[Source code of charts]
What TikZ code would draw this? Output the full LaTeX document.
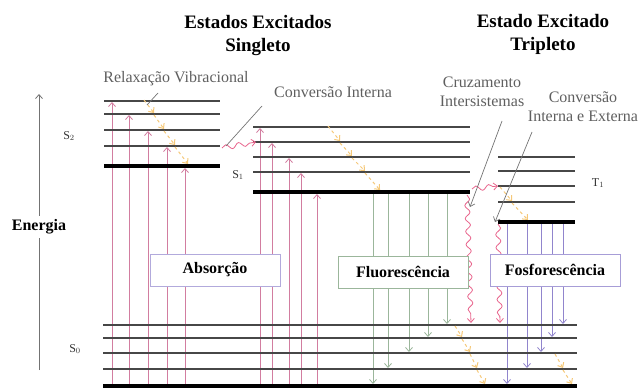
\documentclass[tikz,border=0pt]{standalone}
\usepackage{fontspec}
\setmainfont{Liberation Serif}
\usetikzlibrary{arrows.meta,decorations.pathmorphing}

\definecolor{absc}{RGB}{210,125,160}
\definecolor{fluc}{RGB}{155,182,155}
\definecolor{phoc}{RGB}{145,133,205}
\definecolor{vibc}{RGB}{245,200,120}
\definecolor{wavc}{RGB}{232,100,140}
\definecolor{txtc}{RGB}{95,95,95}

\begin{document}
\begin{tikzpicture}[x=1pt, y=-1pt, >={Straight Barb[length=4pt,width=7pt]},
  lvl/.style = {draw=black!72, line width=1.1pt},
  base/.style = {draw=black, line width=3.8pt},
  absarrow/.style = {->, draw=absc, line width=0.8pt},
  fluarrow/.style = {->, draw=fluc, line width=0.8pt},
  phoarrow/.style = {->, draw=phoc, line width=0.8pt},
  vibarrow/.style = {->, draw=vibc, line width=1pt, dashed},
  wavy/.style = {->, draw=wavc, line width=0.8pt, decorate,
    decoration={snake, amplitude=2.5pt, segment length=13pt, post length=4pt}},
  ptr/.style = {draw=black!55, line width=0.7pt},
  title/.style = {font=\fontsize{19}{23}\selectfont\bfseries, align=center},
  lab/.style = {text=txtc, font=\fontsize{16}{19}\selectfont, align=center},
  lvlname/.style = {text=black!80, font=\fontsize{12}{14}\selectfont},
  main/.style = {draw, fill=white, line width=0.8pt, minimum width=130pt,
    minimum height=32pt, font=\fontsize{16}{18}\selectfont\bfseries}]
\useasboundingbox (0,0) rectangle (640,388);

% absorcao
\draw[absarrow] (112,386) -- (112,102);
\draw[absarrow] (129,386) -- (129,115);
\draw[absarrow] (148,386) -- (148,131);
\draw[absarrow] (167,386) -- (167,147);
\draw[absarrow] (185,386) -- (185,168);
\draw[absarrow] (260,386) -- (260,128);
\draw[absarrow] (272,386) -- (272,143);
\draw[absarrow] (289,386) -- (289,158);
\draw[absarrow] (301,386) -- (301,173);
\draw[absarrow] (317,386) -- (317,194);

% fluorescencia
\draw[fluarrow] (373,192) -- (373,384);
\draw[fluarrow] (388,192) -- (388,368);
\draw[fluarrow] (409,192) -- (409,352);
\draw[fluarrow] (428,192) -- (428,337);
\draw[fluarrow] (447,192) -- (447,324);

% fosforescencia
\draw[phoarrow] (507,222) -- (507,384);
\draw[phoarrow] (527,222) -- (527,368);
\draw[phoarrow] (541,222) -- (541,352);
\draw[phoarrow] (552,222) -- (552,337);
\draw[phoarrow] (563,222) -- (563,324);

% niveis
\draw[lvl] (104,101) -- (220,101);
\draw[lvl] (104,114) -- (220,114);
\draw[lvl] (104,130) -- (220,130);
\draw[lvl] (104,146) -- (220,146);
\draw[base] (104,166) -- (220,166);
\draw[lvl] (253,127) -- (470,127);
\draw[lvl] (253,142) -- (470,142);
\draw[lvl] (253,157) -- (470,157);
\draw[lvl] (253,172) -- (470,172);
\draw[base] (253,192) -- (470,192);
\draw[lvl] (498,157) -- (575,157);
\draw[lvl] (498,171) -- (575,171);
\draw[lvl] (498,186) -- (575,186);
\draw[lvl] (498,202) -- (575,202);
\draw[base] (498,222) -- (575,222);
\draw[lvl] (103,325) -- (577,325);
\draw[lvl] (103,338) -- (577,338);
\draw[lvl] (103,353) -- (577,353);
\draw[lvl] (103,369) -- (577,369);
\draw[base] (103,386) -- (577,386);

% relaxacao vibracional
\draw[vibarrow] (144,100) -- (154,113);
\draw[vibarrow] (154,115) -- (164,129);
\draw[vibarrow] (164,131) -- (175,145);
\draw[vibarrow] (175,147) -- (188,164);
\draw[vibarrow] (328,126) -- (340,141);
\draw[vibarrow] (340,143) -- (352,156);
\draw[vibarrow] (352,158) -- (365,171);
\draw[vibarrow] (365,173) -- (380,190);
\draw[vibarrow] (500,187) -- (512,201);
\draw[vibarrow] (512,203) -- (528,220);
\draw[vibarrow] (455,326) -- (462,337);
\draw[vibarrow] (462,339) -- (470,352);
\draw[vibarrow] (470,354) -- (477,368);
\draw[vibarrow] (477,370) -- (485,384);
\draw[vibarrow] (555,354) -- (563,368);
\draw[vibarrow] (563,370) -- (572,384);

% conversoes nao radiativas
\draw[wavy] (222,148) -- (256,142);
\draw[wavy] (472,189) -- (498,186);
\draw[wavy] (467,195) -- (471,323);
\draw[wavy] (498,224) -- (500,323);

% eixo de energia
\coordinate (15) at (39,370);
\coordinate (16) at (39,94);
\draw[ptr, ->, line width=0.8pt] (15) -- (16);

% textos
\node[title] (1) at (258,36) {Estados Excitados\\Singleto};
\node[title] (2) at (543,34) {Estado Excitado\\Tripleto};
\node[lab] (3) at (176,79) {Relaxação Vibracional};
\node[lab] (4) at (333,92) {Conversão Interna};
\node[lab] (5) at (482,92) {Cruzamento\\Intersistemas};
\node[lab, inner xsep=0pt] (6) at (583,107) {Conversão\\Interna e Externa};
\node[fill=white, font=\fontsize{16}{18}\selectfont\bfseries, inner xsep=0pt] (7) at (39,227) {Energia};
\node[main, draw=phoc!70] (8) at (215,270) {Absorção};
\node[main, draw=fluc] (9) at (403,272) {Fluorescência};
\node[main, draw=phoc!80] (10) at (555,270) {Fosforescência};
\node[lvlname] (11) at (69,136) {S$_2$};
\node[lvlname] (12) at (238,175) {S$_1$};
\node[lvlname] (13) at (75,349) {S$_0$};
\node[lvlname] (14) at (598,183) {T$_1$};

% indicadores
\draw[ptr] (158,93) -- (147,105);
\draw[ptr] (262,106) -- (226,146);
\draw[ptr, ->] (502,121) -- (470,207);
\draw[ptr, ->] (532,132) -- (495,222);
\end{tikzpicture}
\end{document}
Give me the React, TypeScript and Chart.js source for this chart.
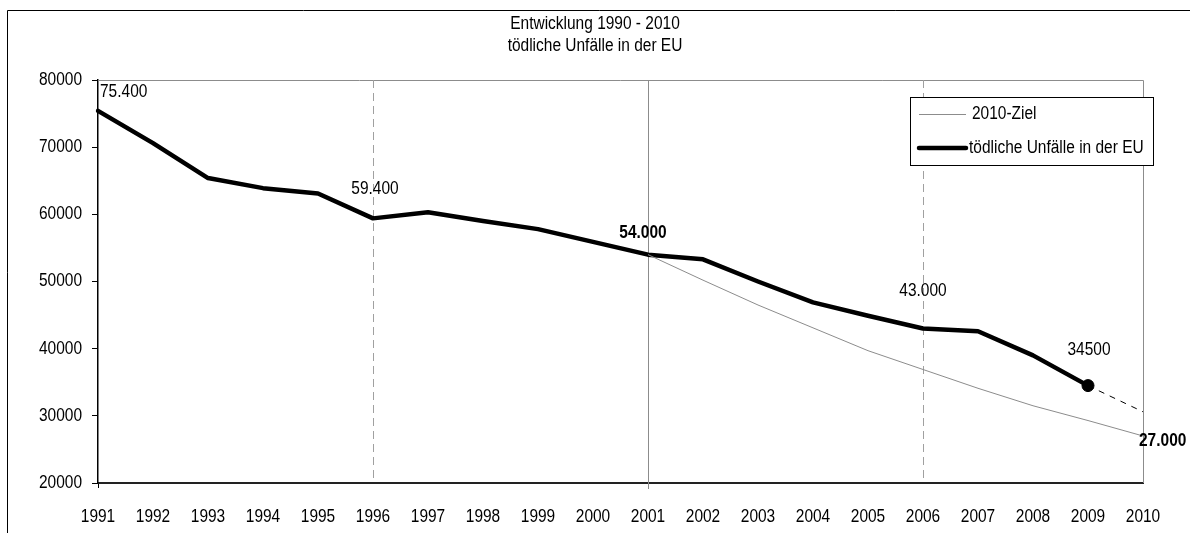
import React, { useEffect, useRef } from "react";
import { Chart, registerables } from "chart.js";

Chart.register(...registerables);

const YEARS = ["1991", "1992", "1993", "1994", "1995", "1996", "1997", "1998", "1999", "2000",
  "2001", "2002", "2003", "2004", "2005", "2006", "2007", "2008", "2009", "2010"];

const FATALITIES: (number | null)[] = [75400, 70600, 65400, 63900, 63100, 59400, 60300, 59000, 57800, 55900,
  54000, 53300, 50000, 46900, 44900, 43000, 42600, 39000, 34500, null];

const TARGET_2010: (number | null)[] = [null, null, null, null, null, null, null, null, null, null,
  54000, 50200, 46500, 43100, 39700, 36900, 34100, 31500, 29300, 27000];

const TREND: (number | null)[] = [null, null, null, null, null, null, null, null, null, null,
  null, null, null, null, null, null, null, null, 34500, 30600];

const Y_MIN = 20000;
const Y_MAX = 80000;
const Y_STEP = 10000;

const TITLE_LINES = ["Entwicklung 1990 - 2010", "tödliche Unfälle in der EU"];
const LEGEND_LABELS = ["2010-Ziel", "tödliche Unfälle in der EU"];

const VALUE_LABEL_YEARS = ["1991", "1996", "2001", "2006", "2009", "2010"];
const VALUE_LABEL_VALUES = [75400, 59400, 54000, 43000, 34500, 27000];
const VALUE_LABEL_TEXTS = ["75.400", "59.400", "54.000", "43.000", "34500", "27.000"];
const VALUE_LABEL_BOLD = [false, false, true, false, false, true];

const DASHED_YEARS = ["1996", "2006"];
const SOLID_YEARS = ["2001"];

const FONT = "'Liberation Sans', Arial, sans-serif";
const FONT_SIZE = 18;
const NARROW = 0.86; // horizontal condensing of all text

// label placement styles (offsets in px relative to the data point)
const LABEL_STYLE = [
  { dx: 2, dy: -19, align: "left" },
  { dx: 2, dy: -29, align: "center" },
  { dx: -5, dy: -22, align: "center" },
  { dx: 0, dy: -37, align: "center" },
  { dx: 1, dy: -36, align: "center" },
  { dx: -4, dy: 5, align: "left" },
];

function narrowText(ctx: any, text: string, x: number, y: number, align: string, bold = false, size = FONT_SIZE) {
  ctx.save();
  ctx.font = `${bold ? "bold " : ""}${size}px ${FONT}`;
  ctx.fillStyle = "#000";
  ctx.textAlign = align;
  ctx.textBaseline = "middle";
  ctx.translate(x, y);
  ctx.scale(NARROW, 1);
  ctx.fillText(text, 0, 0);
  ctx.restore();
}

const decorPlugin = {
  id: "decor",
  beforeDraw(chart: any) {
    const ctx = chart.ctx;
    ctx.save();
    ctx.fillStyle = "#fff";
    ctx.fillRect(0, 0, chart.width, chart.height);
    // outer frame (top and left visible)
    ctx.strokeStyle = "#000";
    ctx.lineWidth = 1;
    ctx.beginPath();
    ctx.moveTo(7.5, chart.height + 5);
    ctx.lineTo(7.5, 10.5);
    ctx.lineTo(chart.width + 5, 10.5);
    ctx.stroke();
    ctx.restore();
    // title
    narrowText(ctx, TITLE_LINES[0], 595, 24, "center");
    narrowText(ctx, TITLE_LINES[1], 595, 46, "center");
  },
  beforeDatasetsDraw(chart: any) {
    const ctx = chart.ctx;
    const area = chart.chartArea;
    const xs = chart.scales.x;
    ctx.save();
    ctx.strokeStyle = "#8c8c8c";
    ctx.lineWidth = 1;
    // top & right plot frame
    ctx.beginPath();
    ctx.moveTo(area.left, Math.round(area.top) + 0.5);
    ctx.lineTo(Math.round(area.right) + 0.5, Math.round(area.top) + 0.5);
    ctx.lineTo(Math.round(area.right) + 0.5, area.bottom);
    ctx.stroke();
    // solid vertical
    SOLID_YEARS.forEach((y) => {
      const px = Math.round(xs.getPixelForValue(YEARS.indexOf(y))) + 0.5;
      ctx.beginPath();
      ctx.moveTo(px, area.top);
      ctx.lineTo(px, area.bottom + 6);
      ctx.stroke();
    });
    // dashed verticals
    ctx.strokeStyle = "#a0a0a0";
    ctx.setLineDash([8, 5]);
    DASHED_YEARS.forEach((y) => {
      const px = Math.round(xs.getPixelForValue(YEARS.indexOf(y))) + 0.5;
      ctx.beginPath();
      ctx.moveTo(px, area.top);
      ctx.lineTo(px, area.bottom);
      ctx.stroke();
    });
    ctx.restore();
  },
  afterDatasetsDraw(chart: any) {
    const ctx = chart.ctx;
    const xs = chart.scales.x;
    const ys = chart.scales.y;
    const area = chart.chartArea;
    // axis tick labels, positioned by the scales
    xs.ticks.forEach((t: any, i: number) => {
      const px = xs.getPixelForTick(i);
      narrowText(ctx, String(t.label), px, area.bottom + 34, "center");
    });
    ys.ticks.forEach((t: any) => {
      const py = ys.getPixelForValue(t.value);
      narrowText(ctx, String(t.value), area.left - 16, py, "right");
    });
    // data value labels
    VALUE_LABEL_TEXTS.forEach((t, i) => {
      const st = LABEL_STYLE[i];
      const px = xs.getPixelForValue(YEARS.indexOf(VALUE_LABEL_YEARS[i]));
      const py = ys.getPixelForValue(VALUE_LABEL_VALUES[i]);
      narrowText(ctx, t, px + st.dx, py + st.dy, st.align, VALUE_LABEL_BOLD[i]);
    });
    // legend box
    ctx.save();
    const lx = 910, ly = 97, lw = 243, lh = 68;
    ctx.fillStyle = "#fff";
    ctx.fillRect(lx, ly, lw, lh);
    ctx.strokeStyle = "#000";
    ctx.lineWidth = 1;
    ctx.strokeRect(lx + 0.5, ly + 0.5, lw, lh);
    ctx.strokeStyle = "#8c8c8c";
    ctx.lineWidth = 1;
    ctx.beginPath();
    ctx.moveTo(919, 114.5);
    ctx.lineTo(966, 114.5);
    ctx.stroke();
    ctx.strokeStyle = "#000";
    ctx.lineWidth = 4.5;
    ctx.lineCap = "round";
    ctx.beginPath();
    ctx.moveTo(919, 148);
    ctx.lineTo(966, 148);
    ctx.stroke();
    ctx.restore();
    narrowText(ctx, LEGEND_LABELS[0], 972, 114, "left");
    narrowText(ctx, LEGEND_LABELS[1], 969, 148, "left");
  },
};

export default function App() {
  const ref = useRef<HTMLCanvasElement | null>(null);
  useEffect(() => {
    if (!ref.current) return;
    const chart = new Chart(ref.current, {
      type: "line",
      data: {
        labels: YEARS,
        datasets: [
          {
            label: LEGEND_LABELS[0],
            data: TARGET_2010,
            borderColor: "#8c8c8c",
            borderWidth: 1,
            pointRadius: 0,
            tension: 0,
          },
          {
            label: LEGEND_LABELS[1],
            data: FATALITIES,
            borderColor: "#000",
            backgroundColor: "#000",
            borderWidth: 4.5,
            borderJoinStyle: "round",
            borderCapStyle: "round",
            pointRadius: (c: any) => (c.dataIndex === 18 ? 6 : 0),
            pointBackgroundColor: "#000",
            pointBorderColor: "#000",
            pointBorderWidth: 1,
            tension: 0,
          },
          {
            label: "Trend",
            data: TREND,
            borderColor: "#000",
            borderWidth: 1,
            borderDash: [6, 6],
            pointRadius: 0,
            tension: 0,
          },
        ],
      },
      options: {
        responsive: false,
        animation: false,
        devicePixelRatio: 1,
        layout: { padding: { top: 80, right: 47, left: 0, bottom: 0 } },
        plugins: {
          legend: { display: false },
          title: { display: false },
          tooltip: { enabled: false },
        },
        scales: {
          x: {
            type: "category",
            offset: false,
            afterFit: (s: any) => { s.height = 50; },
            grid: {
              drawOnChartArea: false,
              drawTicks: true,
              tickLength: 5,
              color: (c: any) => (c.index === 0 || c.index === 10 ? "#000" : "rgba(0,0,0,0)"),
            },
            border: { color: "#222", width: 2 },
            ticks: { display: false, autoSkip: false, maxRotation: 0 },
          },
          y: {
            min: Y_MIN,
            max: Y_MAX,
            afterFit: (s: any) => { s.width = 98; },
            grid: {
              drawOnChartArea: false,
              drawTicks: true,
              tickLength: 6,
              color: "#000",
            },
            border: { color: "#000", width: 1.5 },
            ticks: { display: false, stepSize: Y_STEP },
          },
        },
      },
      plugins: [decorPlugin],
    });
    return () => chart.destroy();
  }, []);
  return (
    <div style={{ position: "absolute", left: 0, top: 0, width: 1190, height: 533, background: "#fff" }}>
      <canvas ref={ref} width={1190} height={533} style={{ width: 1190, height: 533, display: "block" }} />
    </div>
  );
}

■ EXERCISE BRIEF: Establish how many lines of the records contain the string "React" and state that number without elaboration.

■ EXERCISE RESULT: 2